Conservation of Linear Momentum and spring compression

[G-reg]

Homework Statement

Particle A and particle B are held together with a compressed spring between them. When they are released, the spring pushes them apart, and they then fly off in opposite directions, free of the spring. The mass of A is 5.00 times the mass of B, and the energy stored in the spring was 111 J. Assume that the spring has negligible mass and that all its stored energy is transferred to the particles. Once that transfer is complete, what are the kinetic energies of each particle?

Homework Equations

mass of particle A = 5 times mass of particle B

KE(before) = KE(after)
(1/2)mv^2 = (1/2)mv^2
The sum of KE(before and after) = 111J

The Attempt at a Solution

(1/2)mv^2 + (1/2)mv^2 = 111J
mv^2 + mv^2 = 222J
5(mass of A)v^2 + (mass of B)v^2 = 222J

and I'm not sure how I can find the individual masses from there
any suggestions on how I might be able to do that?

 

[rl.bhat]

Hi G-reg, welcome to PF.
Before separation, both particles are at rest. So after separation momentum must be conserved.
Hence m1v1 = m1v2.
Now you have two unknowns and two equations. Solve them.

 

[G-reg]

Okay, thanks I got it!
Here is another one that I think is similar but it's still giving me trouble..

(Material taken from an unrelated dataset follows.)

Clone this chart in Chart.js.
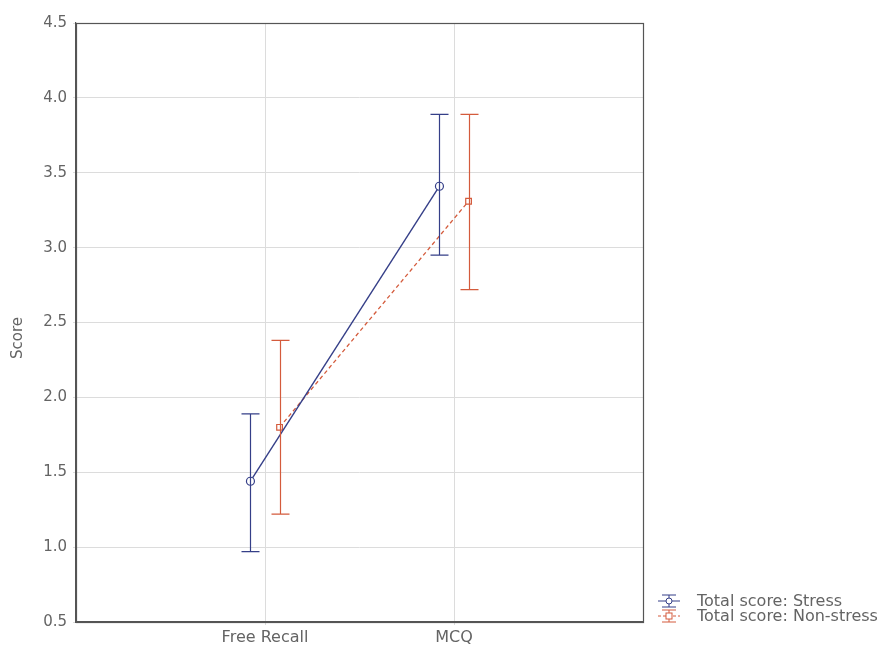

A space vehicle is traveling at 6000 km/h relative to the Earth when the exhausted rocket motor is disengaged and sent backward with a speed of 86 km/h relative to the command module. The mass of the motor is four times the mass of the module. What is the speed of the command module relative to Earth just after the separation?

so I know that m1v1=m2v2
being that m1(6000)=m2(86)
and then I would substitute 4m2 for m1 to get m2

am I going about this the right way?